### Written task
Transcribe all of the material below word for word and leave out its pictures.
— Begin —
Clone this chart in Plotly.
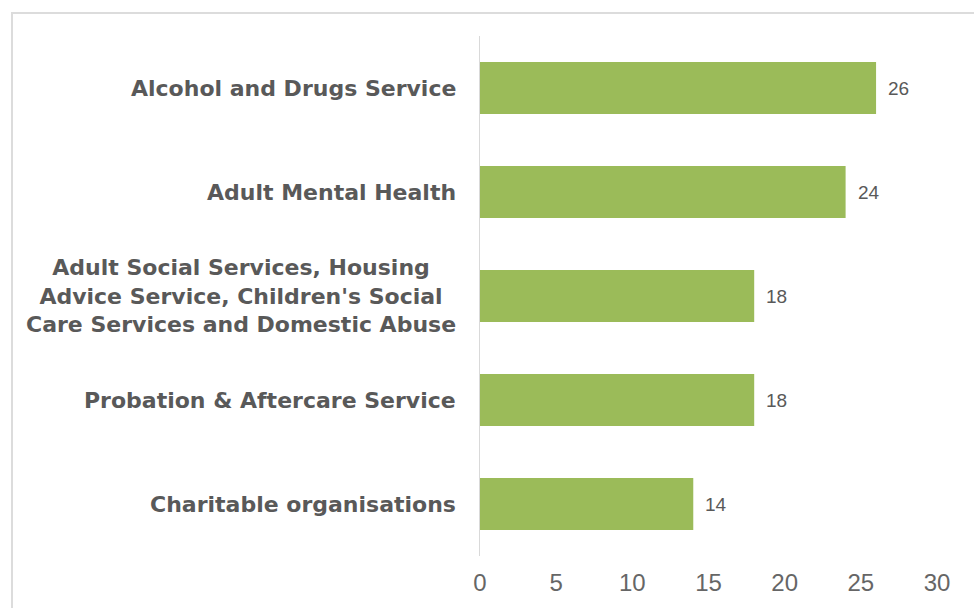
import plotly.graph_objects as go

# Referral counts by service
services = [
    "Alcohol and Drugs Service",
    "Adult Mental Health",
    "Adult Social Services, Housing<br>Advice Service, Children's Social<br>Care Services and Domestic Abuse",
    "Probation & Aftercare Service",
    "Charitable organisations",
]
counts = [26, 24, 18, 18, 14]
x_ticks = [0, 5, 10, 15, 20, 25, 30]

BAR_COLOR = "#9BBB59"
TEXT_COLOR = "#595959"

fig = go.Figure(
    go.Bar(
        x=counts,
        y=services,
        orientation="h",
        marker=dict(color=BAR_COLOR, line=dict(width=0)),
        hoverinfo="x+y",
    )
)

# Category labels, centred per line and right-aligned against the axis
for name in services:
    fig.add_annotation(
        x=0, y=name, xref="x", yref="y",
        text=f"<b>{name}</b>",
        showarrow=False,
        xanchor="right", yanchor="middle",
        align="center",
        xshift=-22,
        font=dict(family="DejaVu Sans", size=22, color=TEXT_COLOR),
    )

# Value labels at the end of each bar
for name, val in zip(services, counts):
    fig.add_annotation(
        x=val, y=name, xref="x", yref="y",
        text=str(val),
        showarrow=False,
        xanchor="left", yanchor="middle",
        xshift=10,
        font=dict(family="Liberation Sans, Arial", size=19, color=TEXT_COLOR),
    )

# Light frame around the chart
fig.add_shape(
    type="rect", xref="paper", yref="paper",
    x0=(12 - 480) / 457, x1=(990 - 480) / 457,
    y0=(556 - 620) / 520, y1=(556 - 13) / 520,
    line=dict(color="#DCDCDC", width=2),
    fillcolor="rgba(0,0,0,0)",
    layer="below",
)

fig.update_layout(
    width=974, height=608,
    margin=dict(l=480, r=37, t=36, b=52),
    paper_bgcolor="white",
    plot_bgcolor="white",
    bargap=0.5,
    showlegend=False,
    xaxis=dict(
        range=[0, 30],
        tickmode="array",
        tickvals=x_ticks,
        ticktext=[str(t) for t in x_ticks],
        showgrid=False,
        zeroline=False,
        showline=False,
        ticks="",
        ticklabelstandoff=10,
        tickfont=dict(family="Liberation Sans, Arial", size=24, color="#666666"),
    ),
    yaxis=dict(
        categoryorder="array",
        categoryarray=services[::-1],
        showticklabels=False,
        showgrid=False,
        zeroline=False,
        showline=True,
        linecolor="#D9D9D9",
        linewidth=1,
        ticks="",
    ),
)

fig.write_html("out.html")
— End —
### Exercise output
Clone this chart in Plotly.
import plotly.graph_objects as go

# Referral counts by service
services = [
    "Alcohol and Drugs Service",
    "Adult Mental Health",
    "Adult Social Services, Housing<br>Advice Service, Children's Social<br>Care Services and Domestic Abuse",
    "Probation & Aftercare Service",
    "Charitable organisations",
]
counts = [26, 24, 18, 18, 14]
x_ticks = [0, 5, 10, 15, 20, 25, 30]

BAR_COLOR = "#9BBB59"
TEXT_COLOR = "#595959"

fig = go.Figure(
    go.Bar(
        x=counts,
        y=services,
        orientation="h",
        marker=dict(color=BAR_COLOR, line=dict(width=0)),
        hoverinfo="x+y",
    )
)

# Category labels, centred per line and right-aligned against the axis
for name in services:
    fig.add_annotation(
        x=0, y=name, xref="x", yref="y",
        text=f"<b>{name}</b>",
        showarrow=False,
        xanchor="right", yanchor="middle",
        align="center",
        xshift=-22,
        font=dict(family="DejaVu Sans", size=22, color=TEXT_COLOR),
    )

# Value labels at the end of each bar
for name, val in zip(services, counts):
    fig.add_annotation(
        x=val, y=name, xref="x", yref="y",
        text=str(val),
        showarrow=False,
        xanchor="left", yanchor="middle",
        xshift=10,
        font=dict(family="Liberation Sans, Arial", size=19, color=TEXT_COLOR),
    )

# Light frame around the chart
fig.add_shape(
    type="rect", xref="paper", yref="paper",
    x0=(12 - 480) / 457, x1=(990 - 480) / 457,
    y0=(556 - 620) / 520, y1=(556 - 13) / 520,
    line=dict(color="#DCDCDC", width=2),
    fillcolor="rgba(0,0,0,0)",
    layer="below",
)

fig.update_layout(
    width=974, height=608,
    margin=dict(l=480, r=37, t=36, b=52),
    paper_bgcolor="white",
    plot_bgcolor="white",
    bargap=0.5,
    showlegend=False,
    xaxis=dict(
        range=[0, 30],
        tickmode="array",
        tickvals=x_ticks,
        ticktext=[str(t) for t in x_ticks],
        showgrid=False,
        zeroline=False,
        showline=False,
        ticks="",
        ticklabelstandoff=10,
        tickfont=dict(family="Liberation Sans, Arial", size=24, color="#666666"),
    ),
    yaxis=dict(
        categoryorder="array",
        categoryarray=services[::-1],
        showticklabels=False,
        showgrid=False,
        zeroline=False,
        showline=True,
        linecolor="#D9D9D9",
        linewidth=1,
        ticks="",
    ),
)

fig.write_html("out.html")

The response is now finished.